Which is not an unfair descriptor. The Last House On Dead End Street is often just that. It’s also repulsive and cruel, pretentious and offensive. It’s a movie where a woman dresses up in black-face at a party and is whipped, while her pornographer husband talks about how no one is satisfied by normal stag pictures these days; how they’re always looking for harder stuff. It’s a movie where the main character cackles as he and his entourage film the murder of a blind homeless man. It’s a truly reprehensible film.
Watch the trailer for The Last House On Dead End Street below
But it’s also one of a strange power, of pure vile horror that gets deep into the brain and leaves one’s nightmare’s sticky for weeks. Beyond all the mess, there’s true talent at work, real intelligence behind the camera. Watkins’ compositions are purposefully discomfiting and even mythic in their broad strokes of colour and blinding lights. Negative space fills the frame, making every moment feel empty, like it’s happening at the heart of a black hole.
Even the dubbing, so poor that it’s often tough to tell exactly who is speaking, adds to the sense of disconnect, leaving the viewer floating without anchor; the only audio constant being the in-your-face sound mixing, all old organ music and heartbeats blasting over barely audible, murderous whisperings.
There’s an anger beneath all the horror, the scream of a disillusioned young man trying to comprehend the corruption of a Post-Watergate, Post-Manson America. Here’s a creator asking, “What could be worse than what we see on the news every day?” and then trying to answer that question; trying to control the result. In a memorable scene our ‘hero’, the director, screams at a meddling producer to “Stay behind the screen!” but it’s no use; everything’s already lost.
Watching Dead End Street, it’s easy to imagine Watkins going on to have a distinctive career as a horror filmmaker. Alas, the bungled release of his debut left him in the lurch. Needing to support his family, Watkins turned to the hardcore pornography scene to pay the bills. Over the next decade, Watkins made a series of bleak, deeply un-erotic porn films, and, despite his vocal distaste for the genre, showed a clear artistic ambition that often overcame the disreputable mode of filmmaking.
His porn career began in 1980, with Her Name is Lisa, the slow, doomed journey of a young woman (Samantha Fox) being exploited by a ladder of those she grows to trust and then hate, including a proto-Terry Richardson type. Even if the ultimate product is more a fascinating contradiction than successful film, Watkins manages some surprisingly poetic sequences in between the anatomical sex scenes.
Watch an interview with Roger Watkins from 1975 below
https://www.youtube.com/watch?v=aAdAipnKyl8
Though he made a couple of lighter flicks after Lisa, it wasn’t until 1983 that Watkins hit his stride. That’s when he released Corruption, a seedy, metaphysical critique of ’80s excess and pornography itself.

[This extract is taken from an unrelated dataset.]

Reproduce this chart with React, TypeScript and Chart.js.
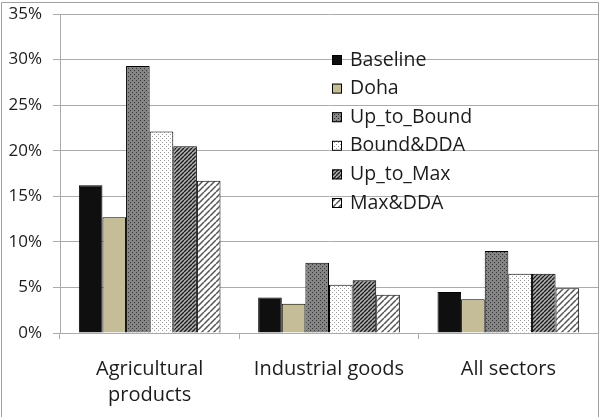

Business deals in a brothel where men “renounce love”, a peep show that transports the viewer into their debased fantasies, a mime laying with a corpse on an altar; all these strange, scary, sometimes goofy images, presented with consideration of aesthetic and theme that reflects Watkins’ debut, trying and failing to reconcile oneself with the exploitation they seek out on their theatre screens.
In 1985, Watkins made his last celluloid feature: American Babylon, a more honest version of American Beauty, where middle-aged suburban men fight their growing sense of impotence by watching industrial stag films together and having miserable affairs, eventually making their own, supposedly “honest” porno that will reflect their virility. Of course, it only highlights their irrelevance. Even as a comedy, American Babylon is as bleak as Watkins’ horror pictures, and it again showcases the scathing self-critique of a director who felt forced out of his dream profession into the back alleys of Hollywood.
Roger Watkins slipped through the cracks, but he managed to make a bunch of movies in that dark hole, toiling unknown for decades.
The story of Roger Watkins feels oddly poignant in the age of Peak Content, when a million movies are released and immediately left to rot in the bowels of Netflix and Stan and VOD, with no marketing to speak of; it’s so easy for creators to slip through the cracks, to never get the recognition they deserve.
Roger Watkins slipped through the cracks, but he managed to make a bunch of movies in that dark hole, toiling unknown for decades. It’s lucky that some light was able to penetrate his grimy, beautiful abyss before his death in 2007; for a brief moment, he was finally able to get out from behind the screen.